Tabii ona göre İzmir’deki en büyük başarısı film gösterimlerinde kadınlarla erkekler arasındaki perdenin kaldırıldığı ilk gösterimi düzenleyişidir. Kadın erkek karışık gösterimlerin tepki alışı ya da denetlenişine dair haberlere daha önce rastlanmış olsa da aradaki perdenin özellikle Müslüman mahallelerdeki gösterimlerde hep olduğunu tahmin edebiliyoruz. Cumhuriyetin ilanınından sonra öğretmenliği ve diğer işleri bir kenara bırakan Sabahat kendisini neredeyse tamamen sinemacılığa adar.

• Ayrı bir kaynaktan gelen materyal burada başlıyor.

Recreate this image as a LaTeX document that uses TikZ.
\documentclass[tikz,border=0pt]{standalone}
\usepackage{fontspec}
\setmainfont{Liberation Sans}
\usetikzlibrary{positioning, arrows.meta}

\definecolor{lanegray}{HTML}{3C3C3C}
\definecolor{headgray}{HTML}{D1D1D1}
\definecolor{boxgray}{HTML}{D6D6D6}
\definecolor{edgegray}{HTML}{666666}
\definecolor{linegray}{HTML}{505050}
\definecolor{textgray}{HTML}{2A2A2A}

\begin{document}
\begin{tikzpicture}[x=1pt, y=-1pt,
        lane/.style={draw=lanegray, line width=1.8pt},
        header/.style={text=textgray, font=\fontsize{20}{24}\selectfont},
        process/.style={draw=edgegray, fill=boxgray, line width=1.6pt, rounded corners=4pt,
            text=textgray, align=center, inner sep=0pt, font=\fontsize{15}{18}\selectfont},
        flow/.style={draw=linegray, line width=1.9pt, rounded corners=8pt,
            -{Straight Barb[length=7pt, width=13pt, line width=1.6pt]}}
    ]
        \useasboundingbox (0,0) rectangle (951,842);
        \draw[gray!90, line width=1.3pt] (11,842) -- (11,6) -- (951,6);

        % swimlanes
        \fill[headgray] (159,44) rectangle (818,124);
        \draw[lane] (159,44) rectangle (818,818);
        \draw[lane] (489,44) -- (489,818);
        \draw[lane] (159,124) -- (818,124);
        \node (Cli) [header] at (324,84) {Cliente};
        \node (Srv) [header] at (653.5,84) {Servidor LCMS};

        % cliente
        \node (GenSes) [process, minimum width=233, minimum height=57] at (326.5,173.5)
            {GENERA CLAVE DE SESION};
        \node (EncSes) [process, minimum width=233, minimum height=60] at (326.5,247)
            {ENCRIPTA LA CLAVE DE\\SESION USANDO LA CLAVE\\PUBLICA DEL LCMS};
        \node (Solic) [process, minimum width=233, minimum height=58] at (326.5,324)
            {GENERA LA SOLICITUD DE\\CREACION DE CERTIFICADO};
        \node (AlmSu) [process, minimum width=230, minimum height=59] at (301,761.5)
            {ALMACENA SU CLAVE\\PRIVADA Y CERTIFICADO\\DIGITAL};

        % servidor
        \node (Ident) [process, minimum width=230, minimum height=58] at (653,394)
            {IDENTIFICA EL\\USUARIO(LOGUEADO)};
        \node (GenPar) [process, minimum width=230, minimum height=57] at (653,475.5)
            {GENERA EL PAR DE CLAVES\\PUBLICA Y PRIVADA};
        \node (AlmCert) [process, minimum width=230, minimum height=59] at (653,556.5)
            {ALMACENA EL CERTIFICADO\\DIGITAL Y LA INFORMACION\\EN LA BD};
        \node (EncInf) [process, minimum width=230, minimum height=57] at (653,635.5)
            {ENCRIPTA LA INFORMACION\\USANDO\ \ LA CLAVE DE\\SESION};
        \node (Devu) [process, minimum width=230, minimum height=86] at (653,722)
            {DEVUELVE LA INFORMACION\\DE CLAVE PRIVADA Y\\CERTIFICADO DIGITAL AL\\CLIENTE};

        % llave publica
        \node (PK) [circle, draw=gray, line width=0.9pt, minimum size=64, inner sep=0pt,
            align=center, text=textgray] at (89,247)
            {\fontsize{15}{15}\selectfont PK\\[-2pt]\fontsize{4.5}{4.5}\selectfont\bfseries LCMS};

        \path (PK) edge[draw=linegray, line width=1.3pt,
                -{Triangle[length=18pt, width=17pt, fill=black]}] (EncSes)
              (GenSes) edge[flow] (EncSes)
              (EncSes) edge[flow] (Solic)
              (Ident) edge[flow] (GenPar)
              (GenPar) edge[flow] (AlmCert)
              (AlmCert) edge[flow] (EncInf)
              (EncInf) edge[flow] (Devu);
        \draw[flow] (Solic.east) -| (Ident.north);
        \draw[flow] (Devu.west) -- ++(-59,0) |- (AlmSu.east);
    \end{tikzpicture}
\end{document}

Cumhuriyetin kuruluşunu takip eden sene ise İstanbul’a geri taşınırlar. Filmer, yabancı dil becerileri sayesinde uluslararası film endüstrisiyle de ilişkiler kurabilecektir. Bu amaçla Paris’te, Viyana’da, Londra’da ve Mısır’daki film şirketleriyle ilişkiler kurmaya başlar. Bu firmalar çoğunlukla Avrupa’daki Amerikan firmalarının yabancı satış temsilcileri ya da Mısır örneğindeki gibi Mısır sinemasının büyük yıldızlarına aitti. Türkiye’de sinemanın Amerikanlaşması ve aynı zamanda Mısır sinemasının da popülerleşmesinin göstergeleri Sabahat’in bu çabalarında izlenebilir.